- Ligament Sprain: A ligament sprain occurs when its inelastic fibres are stretched through too great a range and tearing of the ligament takes place. It can range from mild (tearing of just a few fibres) to severe (complete rupture of the ligament, leading to joint instability). Mild to moderate sprains are treated conservatively and normally heal after 6 weeks.
Management of ligament sprains includes first aid immediately post-injury (RICE) tissue healing modalities, joint movement to prevent stiffness, massage and muscle strengthening. Complete (severe) ruptures of ligaments may include surgery to repair or reconstruct the ligament.
- Meniscus Tear: A meniscus tear is a common knee joint injury. How well the knee will heal and whether surgery will be needed depends in large part on the type of tear and how bad the tear is. We plan a rehabilitation (rehab) program that helps you regain as much strength and flexibility in your knee as possible. Your rehab program probably will include physiotherapy and home exercises.
- A coordinated program of physiotherapy and home exercises can advance healing in your knee and help you return to desired activities.
- Building strength and flexibility in your knee and legs may help prevent future degeneration in your knee.For most tears, some simple exercises can help maintain muscle strength in the front of the thigh (quadriceps), back of the thigh (hamstrings), calf, and hip. All of these areas are important for your overall leg function while your knee heals after an injury or after surgery. Exercises should only be done on the advice of your doctor and only if you feel very minimal or no pain while you do them at home.
- Compartment Syndrome Compartmental Syndrome is defined as a critical pressure increase within a confined compartmental space causing a decline in the perfusion pressure to the tissue within that compartment. The increase in interstitial pressure occurs within the osseo-fasical compartment. This syndrome is a condition that can appear in many parts of the body: foot, leg, thigh, forearm, hand, buttocks etc.
- Fractures: A fracture is a break, usually in a bone. If the broken bone punctures the skin, it is called an open or compound fracture. Fracture commonly happen because of car accidents, falls, or sports injuries. Other causes are low bone density and osteoporosis, which cause weakening of the bones.
- Torn Tendon: A tendon is the fibrous tissue that attaches muscle to bone in the human body. The forces applied to a tendon may be more than 5 times your body weight. In some rare instances, tendons can snap or rupture. Conditions that make a rupture more likely include the injection of steroids into a tendon, certain diseases (such as gout or hyperparathyroidism).
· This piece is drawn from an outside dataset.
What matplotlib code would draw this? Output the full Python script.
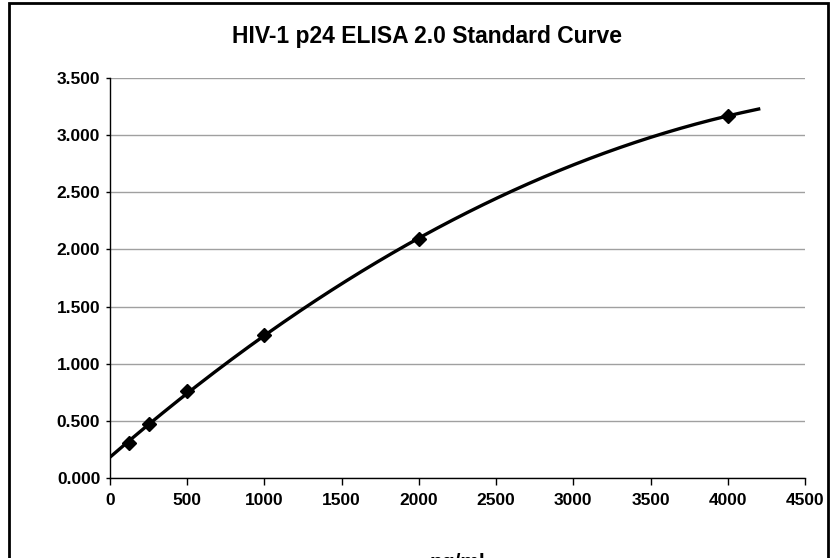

Although fairly uncommon, a tendon rupture can be a serious problem and may result in excruciating pain and permanent disability if untreated. Each type of tendon rupture has its own signs and symptoms and can be treated either surgically or medically depending on the severity of the rupture and the confidence of the surgeon.
- Sprain & Strain: A strain to the muscle or muscle tendon is the equivalent of a sprain to ligaments. A muscle strain occurs when muscle fibers cannot cope with the demands placed on them by exercise overload and leads to tearing of the fibers. It is a contraction-induced injury in which muscle fibers tear due to extensive mechanical stress. This mostly occurs as result of a powerful eccentric contraction or over stretching of the muscle. Therefore, it is typical for non contact sports with dynamic character such as sprinting and jumping.
A sprain is a stretching or tearing of ligaments — the tough bands of fibrous tissue that connect two bones together in your joints. The most common location for a sprain is in your ankle. Initial treatment includes rest, ice, compression and elevation. Mild sprains can be successfully treated at home.
- Spinal Stenosis: Spinal stenosis is a condition in which the spinal canal narrows and the nerve roots and spinal cord become compressed. Because not all patients with spinal narrowing develop symptoms, the term “spinal stenosis” actually refers to the symptoms of pain and not to the narrowing itself.
- Stress fracture: Stress fractureis a fatigue-induced fracture of the bone caused by repeated stress over time. Instead of resulting from a single severe impact, stress fracturesare the result of accumulated trauma from repeated submaximal loading, such as running or jumping.
- Muscle Contusions (Bruise): A muscle contusion or muscle bruise is an injury to the soft tissue (muscle fibers, connective tissue and/or blood vessels and nerves) of the upper leg. The most commonly involved muscle is the quadriceps. The muscle contusion may be accompanied by bone contusion (bruise) or even a fracture (broken bone).